After graduating from the prestigious Yale University, he met American artist Milton Avery and began to paint human figures in a New York City wracked by social conflict in the wake of the 1929 financial crisis. Dissatisfied with this output, he shifted to abstract painting.

The exhibition follows the chronology of Mark Rothko’s life, opening with intimate scenes and urban landscapes from the 1930s before his transition to expressions of the tragic dimension of the human condition during the Second World War, inspired by ancient myths and surrealism.

The retrospective then explores his post-war Multi-form works, followed by his “classic” paintings, where rectangular shapes overlap according to a binary or ternary rhythm, characterized by shades of yellow, red, ochre, orange, along with blue and white.

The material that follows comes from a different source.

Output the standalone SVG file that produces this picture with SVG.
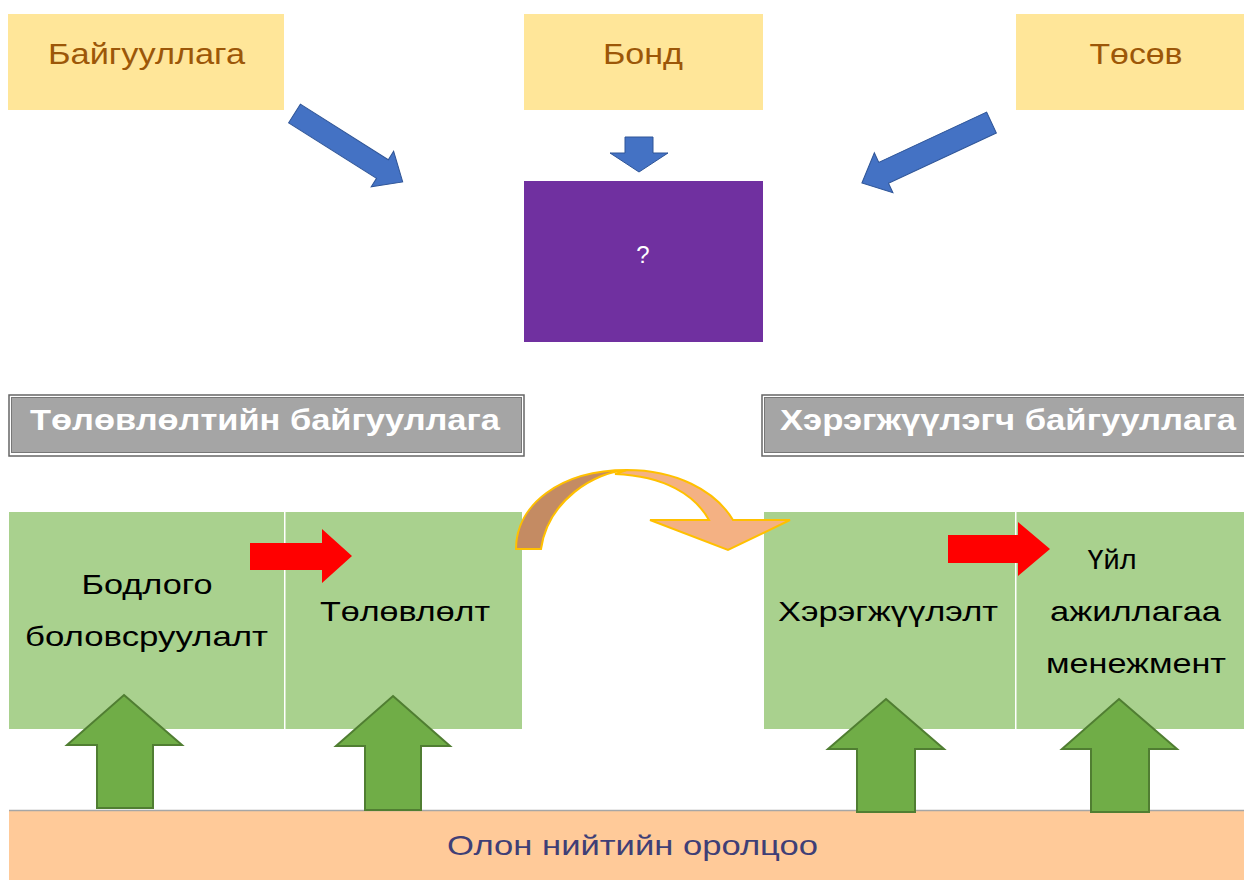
<svg xmlns="http://www.w3.org/2000/svg" width="1244" height="880" viewBox="0 0 1244 880">
<style>
.src{fill:#FFE699}
.srct{font-family:"Liberation Sans",Arial,sans-serif;font-size:30px;fill:#9C5708;text-anchor:middle}
.blue{fill:#4472C4;stroke:#2F5597;stroke-width:1}
.green{fill:#A9D18E}
.gt{font-family:"Liberation Sans",Arial,sans-serif;font-size:28px;fill:#000;text-anchor:middle}
.hdr{font-family:"Liberation Sans",Arial,sans-serif;font-size:30px;font-weight:bold;fill:#fff;text-anchor:middle}
.up{fill:#70AD47;stroke:#507E32;stroke-width:2}
.red{fill:#FF0000}
</style>
<rect width="1244" height="880" fill="#fff"/>
<g id="n-org"><rect class="src" x="8" y="14" width="276" height="96"/><text class="srct" x="146.5" y="64" textLength="197" lengthAdjust="spacingAndGlyphs">Байгууллага</text></g>
<g id="n-bond"><rect class="src" x="524" y="14" width="239" height="96"/><text class="srct" x="643" y="64" textLength="80" lengthAdjust="spacingAndGlyphs">Бонд</text></g>
<g id="n-budget"><rect class="src" x="1016" y="14" width="228" height="96"/><text class="srct" x="1136" y="64" textLength="93" lengthAdjust="spacingAndGlyphs">Төсөв</text></g>
<g id="n-q"><rect x="524" y="181" width="239" height="161" fill="#7030A0"/><text x="643" y="263" font-family="Liberation Sans,Arial,sans-serif" font-size="24" fill="#fff" text-anchor="middle">?</text></g>
<g id="h-left">
<rect x="9" y="395" width="515" height="61" fill="#fff" stroke="#666" stroke-width="1.5"/>
<rect x="11.5" y="397.5" width="510" height="55" fill="#A5A5A5" stroke="#777" stroke-width="1"/>
<text class="hdr" x="265" y="430" textLength="470" lengthAdjust="spacingAndGlyphs">Төлөвлөлтийн байгууллага</text>
</g>
<g id="h-right">
<rect x="762" y="395" width="490" height="61" fill="#fff" stroke="#666" stroke-width="1.5"/>
<rect x="764.5" y="397.5" width="485" height="55" fill="#A5A5A5" stroke="#777" stroke-width="1"/>
<text class="hdr" x="1008" y="430" textLength="456" lengthAdjust="spacingAndGlyphs">Хэрэгжүүлэгч байгууллага</text>
</g>
<g id="n-policy"><rect class="green" x="9" y="512" width="275" height="217"/><text class="gt" x="147" y="594" textLength="131" lengthAdjust="spacingAndGlyphs">Бодлого</text><text class="gt" x="146.5" y="646" textLength="243" lengthAdjust="spacingAndGlyphs">боловсруулалт</text></g>
<g id="n-plan"><rect class="green" x="285.5" y="512" width="236.5" height="217"/><text class="gt" x="405" y="621" textLength="170" lengthAdjust="spacingAndGlyphs">Төлөвлөлт</text></g>
<g id="n-impl"><rect class="green" x="764" y="512" width="251" height="217"/><text class="gt" x="888" y="621" textLength="220" lengthAdjust="spacingAndGlyphs">Хэрэгжүүлэлт</text></g>
<g id="n-ops"><rect class="green" x="1016.5" y="512" width="227.5" height="217"/><text class="gt" x="1112" y="569" textLength="49" lengthAdjust="spacingAndGlyphs">Үйл</text><text class="gt" x="1135.5" y="621" textLength="171" lengthAdjust="spacingAndGlyphs">ажиллагаа</text><text class="gt" x="1136" y="673" textLength="180" lengthAdjust="spacingAndGlyphs">менежмент</text></g>
<g id="n-public"><rect x="9" y="810" width="1235" height="70" fill="#FFCA99"/><line x1="9" y1="810.5" x2="1244" y2="810.5" stroke="#A6A6A6" stroke-width="1.5"/><text x="632.5" y="855" font-family="Liberation Sans,Arial,sans-serif" font-size="28" fill="#3F3F76" text-anchor="middle" textLength="371" lengthAdjust="spacingAndGlyphs">Олон нийтийн оролцоо</text></g>
<g id="connectors">
<polygon class="blue" transform="translate(294.5,113.5) rotate(32.3)" points="0,-11 104,-11 104,-21 128,0 104,21 104,11 0,11"/>
<polygon class="blue" transform="translate(991.5,122.5) rotate(155)" points="0,-11.5 119,-11.5 119,-22 143,0 119,22 119,11.5 0,11.5"/>
<polygon class="blue" points="625,137 653,137 653,153 668,153 639,172 610,153 625,153"/>
<polygon class="red" points="250,543 322,543 322,529 352,556 322,583 322,570 250,570"/>
<polygon class="red" points="948,535 1018,535 1018,522 1050,549 1018,576 1018,563 948,563"/>
<path d="M627,470 C675,470 715,490 733,520 L790,520 L728,550 L650,520 L709,520 C695,495 665,476 615,474 Z" fill="#F4B183" stroke="#FFC000" stroke-width="2" stroke-linejoin="miter"/>
<path d="M516,549 C516,505 560,470 627,470 C595,472 548,500 541,549 Z" fill="#C48B63" stroke="#FFC000" stroke-width="2"/>
<polygon class="up" points="124,695 182,745 153,745 153,808 97,808 97,745 67,745"/>
<polygon class="up" points="393,696 450,746 421,746 421,810 365,810 365,746 336,746"/>
<polygon class="up" points="886,699 944,749 915,749 915,812 857,812 857,749 828,749"/>
<polygon class="up" points="1119,699 1177,749 1149,749 1149,812 1091,812 1091,749 1062,749"/>
</g>
</svg>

Also featured are several exceptional works in Rothko’s career, notably the series of paintings he donated to the Tate Gallery in 1969, differing in their deep red hues.

His work from the 1960s is represented in paintings from the first “Rothko Room” in the Philips Collection, as well as works from the first major retrospective, an exhibition hosted by prestigious modern art museums around the world, including MoMA in New York.

The exhibition thus presents the evolution and tension of Rothko’s creative quest, both in his choice of colors and the construction of paintings that make his oeuvre so diversified. His permanent questioning and desire for wordless dialogue with the viewer – coupled with a refusal to be seen as a “colorist” – invite a fresh interpretation of his multifaceted work thanks to this retrospective.